The situation in Sudan is dire, and it demands greater international action.
The latest HRW research details how the two key warring parties, the Sudanese Armed Forces (SAF) and the Rapid Support Forces (RSF), and affiliated fighters have tortured and summarily executed people in their custody. It also shows how the SAF mutilated dead bodies.
Evidence comes from expert analysis of videos and photographs. In some instances, SAF and RSF personnel filmed themselves executing and torturing detainees.
In one incident, the SAF pushed three detainees – who appear to be children – blindfolded and shirtless, into a pit before shooting them, repeatedly, to death. In another, the RSF taunted two SAF soldiers, with one commander initially saying don’t kill them, before executing them.
In other cases, they show themselves whipping and beating detainees and forcing detainees to walk on their knees on gravel roads.
These incidents have occurred in multiple locations in Sudan including in the capital Khartoum, in Gezira, and in North and West Kordofan states.

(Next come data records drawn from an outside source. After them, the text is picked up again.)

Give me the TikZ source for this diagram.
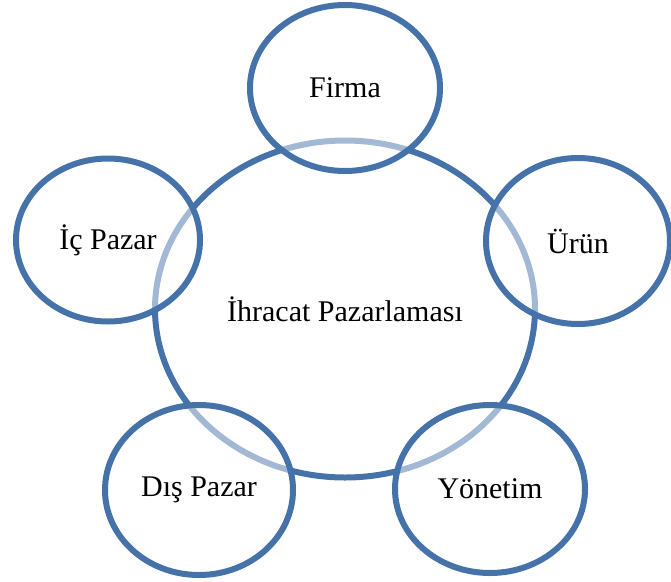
\documentclass[tikz,border=0pt]{standalone}
\usepackage{fontspec}
\setmainfont{Liberation Serif}
\usetikzlibrary{shapes.geometric}
\definecolor{ringblue}{RGB}{70,114,170}
\tikzset{% circle styles
    ring/.style={ellipse, draw=ringblue, line width=6pt, inner sep=0pt, font=\fontsize{30}{36}\selectfont},
    hub/.style={ring, minimum width=380pt, minimum height=337pt},
    satellite/.style={ring, fill=white, fill opacity=0.5, text opacity=1}
}

\begin{document}
\begin{tikzpicture}[x=1pt,y=-1pt]
    		\newcommand{\satw}{190pt}
    		\newcommand{\sath}{166pt}
    		\useasboundingbox (0,0) rectangle (671,581);
    	
    		% central circle
    		\node[hub] (ihracat) at (345,309) {İhracat Pazarlaması};
    	
    		% outer circles
    		\node[satellite, minimum width=\satw, minimum height=\sath] (firma) at (345,88) {Firma};
    		\node[satellite, minimum width=184pt, minimum height=\sath] (urun) at (578,241) {Ürün};
    		\node[satellite, minimum width=184pt, minimum height=163pt] (icpazar) at (108,240) {İç Pazar};
    		\node[satellite, minimum width=188pt, minimum height=170pt] (dispazar) at (199,490) {Dış Pazar};
    		\node[satellite, minimum width=\satw, minimum height=168pt] (yonetim) at (490,489) {Yönetim};
    		
\end{tikzpicture}
\end{document}
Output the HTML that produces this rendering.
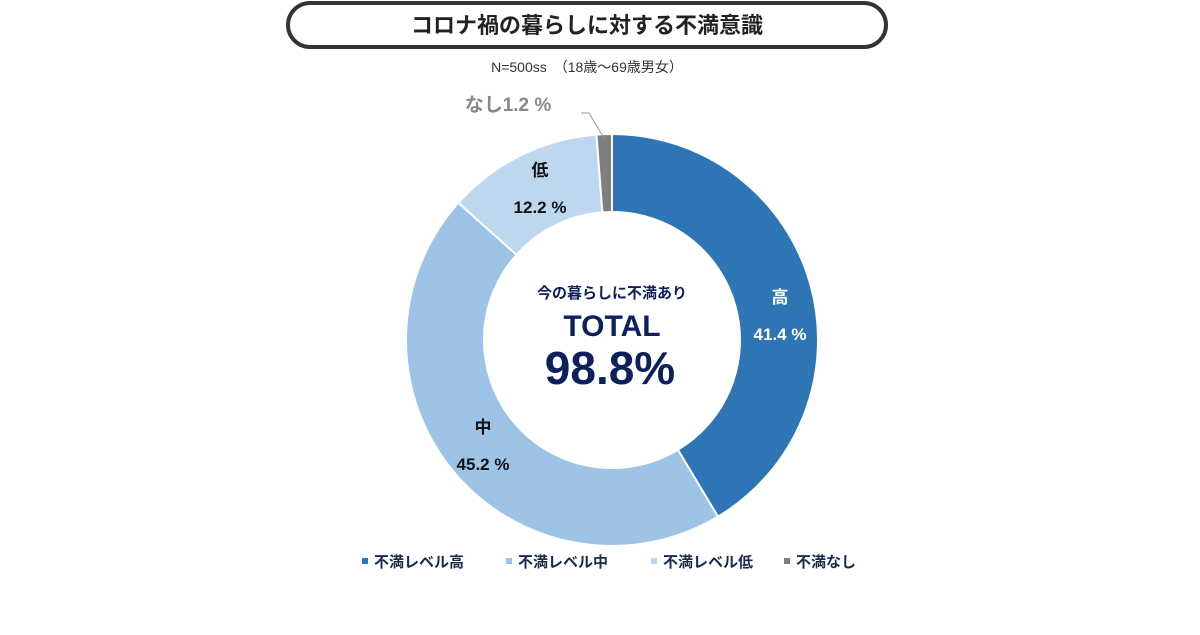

There are so many despicable acts described in the new research – and in previous work by HRW, by other NGOs, and by other monitoring groups – but focus for a moment on just this one point right now: the perpetrators of war crimes like torture are so sure they are going to get away with their crimes, they film themselves doing it.
They are committing atrocities without fear of any consequences.
Surely, this must change.
Governments and international bodies – this would include the African Union, the European Union, and others – need to work together to hold those responsible for these abuses accountable. They should impose targeted sanctions on individuals.
The UN Independent International Fact-Finding Mission for the Sudan needs to be allowed to continue doing its work. It is the only independent investigative body with the mandate to probe conflict-related violations across Sudan. That mandate comes up for renewal at the UN Human Rights Council in September.
Countries leading ceasefire and humanitarian access talks should also address the warring parties’ abuses. They should ensure that any peace deal or ceasefire arrangement comes with provisions for robust monitoring of violations of international human rights law and international humanitarian law – aka, the laws of war.
The only thing worse than the lack of international attention on Sudan’s atrocities right now is the lack of justice for them. But the two things are deeply interconnected.